Review and update your plan:
- Before seasonal planning cycles or major roadmap resets.
- After any real incident, even a low-severity one.
- When you adopt a new cloud service, identity provider, SIEM, ticketing workflow, or deployment pipeline.
- When customer data flows change, especially for new regions, products, or subprocessors.
- When legal, privacy, or contractual obligations change.
- When key personnel, escalation paths, or on-call structures change.
- When retention settings, logging coverage, or evidence access processes change.
- After mergers, product integrations, or architecture simplification efforts that alter trust boundaries.
A practical update cycle looks like this:
- Run a 30-minute quarterly review of contacts, tools, log locations, and severity definitions.
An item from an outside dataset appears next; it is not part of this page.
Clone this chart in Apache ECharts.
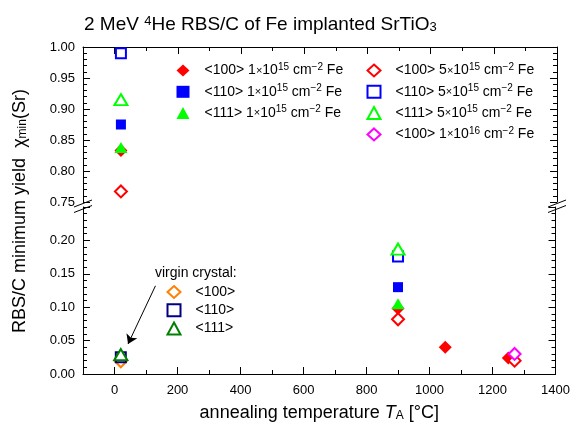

- Test one scenario per quarter: credential compromise, cloud misconfiguration, vendor incident, or suspicious data access.
- Capture three outputs from each exercise: what slowed the team down, what evidence was hard to collect, and what communication approval took too long.
- Update the runbook, not just the postmortem.
- Assign owners and due dates for hardening work.
If you need one simple next step, do this today: open your current incident plan and verify that it names an incident commander, identifies your top evidence sources, lists customer and legal escalation contacts, and includes one decision tree for suspected data exposure. If any of those are missing, your cloud security incident checklist is not ready yet.
The goal is not to predict every incident. It is to make sure your team can respond calmly, document clearly, and reduce harm when the unexpected happens.